Hot water sometimes freezes faster than cold. The reason still isn’t entirely clear
In a lecture hall at the University of Zagreb in Croatia, Nikola Bregovic finished his talk and stepped back to listen to the applause. He hadn’t solved the problem or anything – it was tricker than he’d thought – but he had approached it cleverly and carefully and was pleased to receive recognition for his efforts.
When he’d first heard about the competition he had thought it was ‘maybe a scam, because it seemed surreal that something like this might be true’. Tell any chemist that hot water can sometimes freeze faster than cold and they might feel similarly.
Unless they’ve heard of the Mpemba effect. A Tanzanian school student named Erasto Mpemba observed it in 1963 after mixing together milk and sugar over a stove to make ice cream. He found that the ice in his pre-heated mix formed faster than for one of his friends who, in an effort to finish first, had deliberately not heated his batch as much. Later Mpemba tried the experiment with hot and cold water and found the same result.
The effect is surprising, but it has been verified and has drawn several attempts at an explanation over the years.
When the Royal Society of Chemistry launched a competition looking for solutions in 2012, Bregovic was intrigued. Once he got going he was struck by how difficult it was to reproduce the effect. Sometimes it appeared, sometimes it didn’t. One reason for this confusion is that water can be prompted to supercool – that is, fall below 0°C without solidifying – due to tiny and hard-to-predict variables.
But Bregovic did get one particular insight: he thinks that convection currents likely play a role in driving the effect. These are stronger in warmer water and may persist as the liquid cools, leading to better heat distribution. ‘And I never observed the effect if I stirred the water,’ he says. These insights won him the competition.

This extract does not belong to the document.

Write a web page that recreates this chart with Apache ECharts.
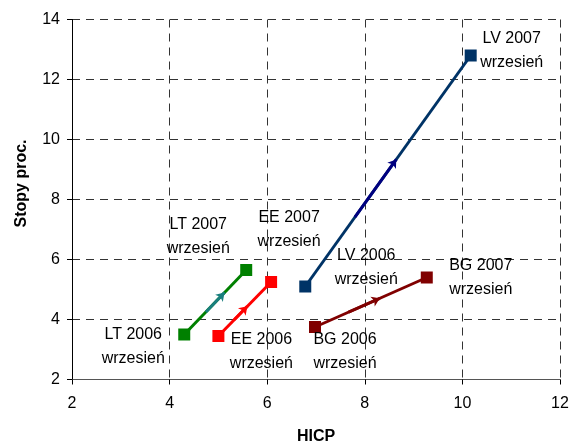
<!DOCTYPE html>
<html><head><meta charset="utf-8">
<script src="https://cdn.jsdelivr.net/npm/echarts@6/dist/echarts.min.js"></script>
<style>html,body{margin:0;padding:0;background:#fff}#c{width:569px;height:444px}</style>
</head><body><div id="c"></div>
<script>
// Data
const countries = ['LT', 'EE', 'LV', 'BG'];
const hicp2006 = [4.30, 5.00, 6.78, 6.98];
const rate2006 = [3.50, 3.45, 5.10, 3.75];
const hicp2007 = [5.57, 6.08, 10.17, 9.27];
const rate2007 = [5.65, 5.25, 12.80, 5.40];
const pointLabels2006 = ['LT 2006\nwrzesień', 'EE 2006\nwrzesień', 'LV 2006\nwrzesień', 'BG 2006\nwrzesień'];
const pointLabels2007 = ['LT 2007\nwrzesień', 'EE 2007\nwrzesień', 'LV 2007\nwrzesień', 'BG 2007\nwrzesień'];
const xTicks = [2, 4, 6, 8, 10, 12];
const yTicks = [2, 4, 6, 8, 10, 12, 14];

// Styles
const colors = ['#008000', '#FF0000', '#003366', '#800000'];
const arrowColors = ['#1a7f7f', '#FF0000', '#000080', '#800000'];
const arrowFrac = [[0.35, 0.65], [0.3, 0.55], [0.3, 0.55], [0.3, 0.58]];
const lab06 = [[-51, 12], [43, 16], [61, -19], [30, 25]];
const lab07 = [[-48, -33], [18, -52], [41, -5], [54, 0]];
const font = 'Liberation Sans, Arial, sans-serif';

const series = [];
countries.forEach((c, i) => {
  series.push({
    type: 'line',
    name: c,
    data: [
      {value: [hicp2006[i], rate2006[i]], label: {show: true, formatter: pointLabels2006[i], offset: lab06[i]}},
      {value: [hicp2007[i], rate2007[i]], label: {show: true, formatter: pointLabels2007[i], offset: lab07[i]}}
    ],
    symbol: 'rect', symbolSize: 12,
    itemStyle: {color: colors[i]},
    lineStyle: {color: colors[i], width: 3},
    label: {position: 'inside', color: '#000', fontFamily: font, fontSize: 16, lineHeight: 24},
    z: 3
  });
  const fx0 = hicp2006[i] + (hicp2007[i] - hicp2006[i]) * arrowFrac[i][0];
  const fy0 = rate2006[i] + (rate2007[i] - rate2006[i]) * arrowFrac[i][0];
  const fx1 = hicp2006[i] + (hicp2007[i] - hicp2006[i]) * arrowFrac[i][1];
  const fy1 = rate2006[i] + (rate2007[i] - rate2006[i]) * arrowFrac[i][1];
  series.push({
    type: 'lines', coordinateSystem: 'cartesian2d',
    symbol: ['none', 'arrow'], symbolSize: 8,
    lineStyle: {color: arrowColors[i], width: 3, opacity: 1},
    data: [{coords: [[fx0, fy0], [fx1, fy1]]}],
    z: 4, silent: true
  });
});

const chart = echarts.init(document.getElementById('c'));
chart.setOption({
  animation: false,
  grid: {left: 72, right: 9, top: 19.5, bottom: 64.5, containLabel: false, outerBoundsMode: 'none'},
  xAxis: {
    type: 'value', min: xTicks[0], max: xTicks[xTicks.length - 1], interval: 2,
    name: 'HICP', nameLocation: 'middle', nameGap: 49,
    nameTextStyle: {fontFamily: font, fontSize: 16, fontWeight: 'bold', color: '#000'},
    axisLine: {show: true, lineStyle: {color: '#555', width: 1}},
    axisTick: {show: true, inside: false, length: 5, lineStyle: {color: '#000'}},
    axisLabel: {fontFamily: font, fontSize: 16, color: '#000', margin: 16},
    splitLine: {show: true, lineStyle: {color: '#333', type: [8, 6], width: 1}}
  },
  yAxis: {
    type: 'value', min: yTicks[0], max: yTicks[yTicks.length - 1], interval: 2,
    name: 'Stopy proc.', nameLocation: 'middle', nameGap: 42, nameRotate: 90,
    nameTextStyle: {fontFamily: font, fontSize: 16, fontWeight: 'bold', color: '#000', padding: [0, 0, 0, 32]},
    axisLine: {show: true, lineStyle: {color: '#000', width: 1}},
    axisTick: {show: true, length: 5, lineStyle: {color: '#000'}},
    axisLabel: {fontFamily: font, fontSize: 16, color: '#000', margin: 12},
    splitLine: {show: true, lineStyle: {color: '#333', type: [8, 6], width: 1}}
  },
  series: series
});
</script></body></html>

Then a twist. In October 2013, researchers from Singapore posted an article to the preprint server arXiv claiming to have ‘resolved’ the problem. They suggested that in warmer water hydrogen bonds extend further, and force water molecules into more tightly knit clumps. This compresses the O–H bonds and forces them to vibrate less, they say. Because temperature is a measure of vibrations the authors suggest that decreased covalent bond vibration could be providing a net cooling effect. They back this up with some calculations.

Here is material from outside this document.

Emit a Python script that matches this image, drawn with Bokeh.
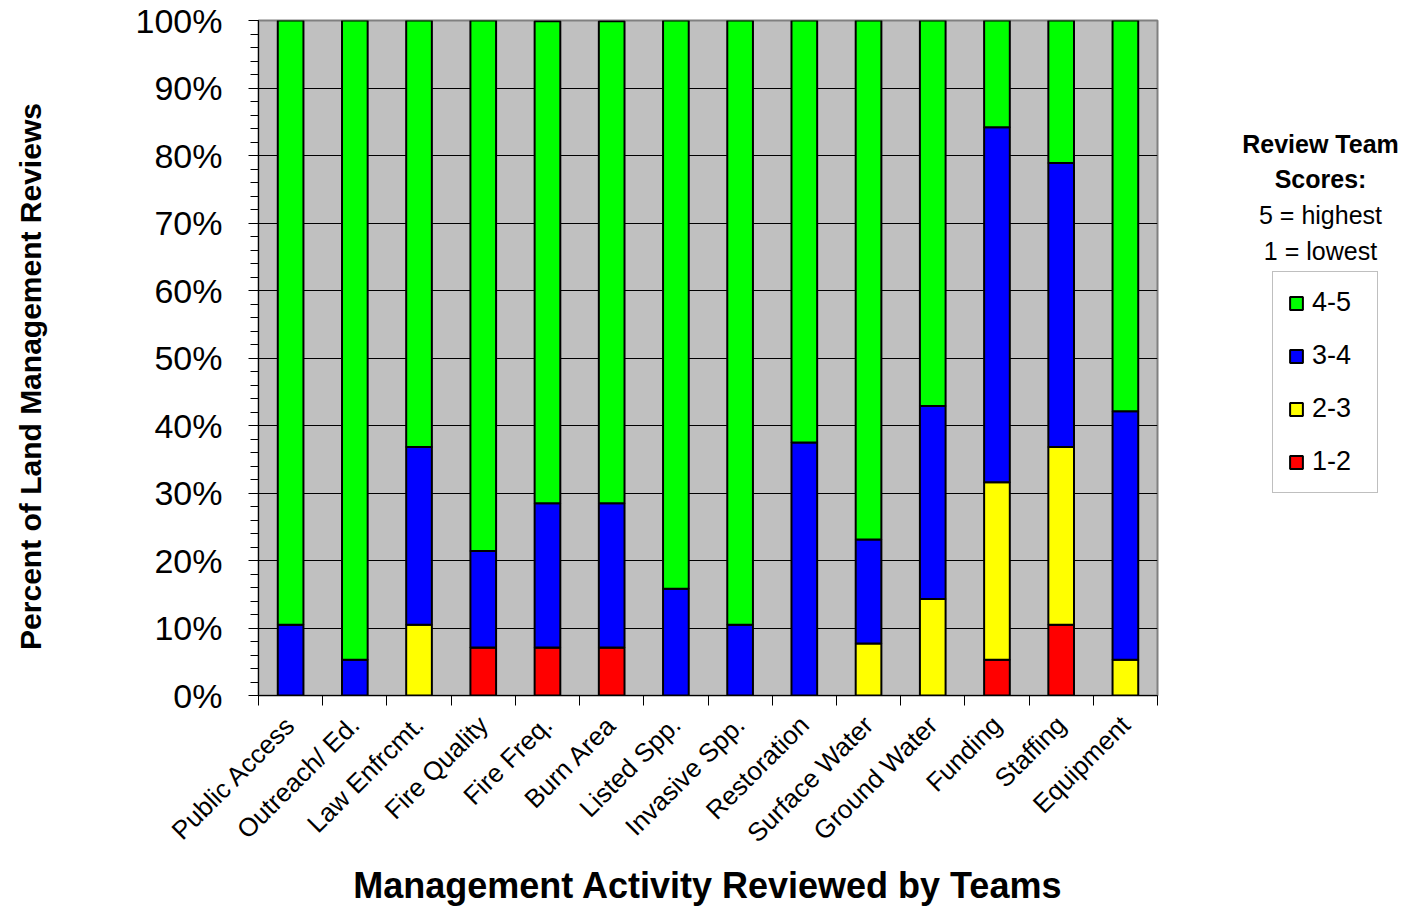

Sounds crazy? It may well be. Despite several ‘Mpemba effect solved’–style headlines in the press, the paradox is far from put to bed. ‘In my opinion we are still at the beginning,’ says Bregovic.
Though the paper’s authors cite Bregovic’s work – and use some of his data – they don’t address the issue of convection, preferring to concentrate on the dynamics of water’s bonding. In some ways this makes sense. The Mpemba effect is only observed in water, and the compound’s interesting bonding is a unique feature. Yet it is hard to understand how the compressed O–H bonds could increase the rate of cooling. If the bonds are compressed at higher temperatures, it’s surely then that the putative endotherm occurs.
Far from solving the problem, the arXiv paper seems to add more complications. Despite this, it doesn’t make any new testable predictions – always the hallmark of a good scientific theory.
Back in the Zagreb lecture hall the applause died down and a group of academics approached Bregovic, encouraging him to continue with his research. He said that sounded good, though he might need ‘a few more resources’ if this was to be a long-term project. The next morning he found 12 bottles of mineral water waiting for him in his lab. ‘It was a good joke,’ he says.